"Washington, D.C., is unique because over the last five years its unemployment rate was not hit as hard by the Great Recession," said Michael Stoll, chair and professor of public policy at the University of California at Los Angeles about the study. "But I think the other thing is that the city has remade itself from the one we knew 10 to 15 years ago."
Emphasis added. The topic sentence is begging the question. Yes, the city has transformed. Why? How? From the same article:
Thirteen years ago the band The Magnetic Fields crooned that the U.S. capital city is "the greatest place to be," in the indie love song "Washington, D.C."

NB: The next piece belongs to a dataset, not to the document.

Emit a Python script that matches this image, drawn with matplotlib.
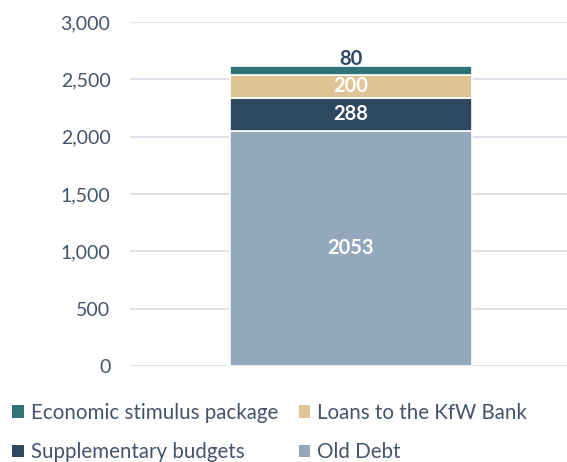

Recently, a growing number of Americans are singing along as they move to the District in search of jobs, economic opportunity and cultural attractions.
In a study on migration provided exclusively to Reuters that is set to be released next month, United Van Lines found the District of Columbia tops all 50 states for the number of people moving in during 2012.
The Magnetic Fields is an ironic migration indicator. I remember feeling the pull in Pittsburgh way back in 1997. Yinzer hipsters were heeding the siren call of the U Street corridor, longing to hang out at Black Cat and the 9:30 Club. This urban pioneer attraction sapped Pittsburgh's own revitalization story, which would be buried in the rubble of the Dot-Com Bust. The entire scene picked up and moved to DC.
Why DC popped and Pittsburgh did not is still a mystery to me. While DC is now in full bloom, Pittsburgh is enjoying its own recession renaissance. Pittsburgh is the greatest place to be, its gravity experienced in the neighborhoods of DC's spiraling rents. The new U Street is Penn Avenue.
The Pittsburgh talent migration is roughly a decade behind DC, a good projection of where the city is headed. Why? How? I don't know. A boom town is an effect without cause.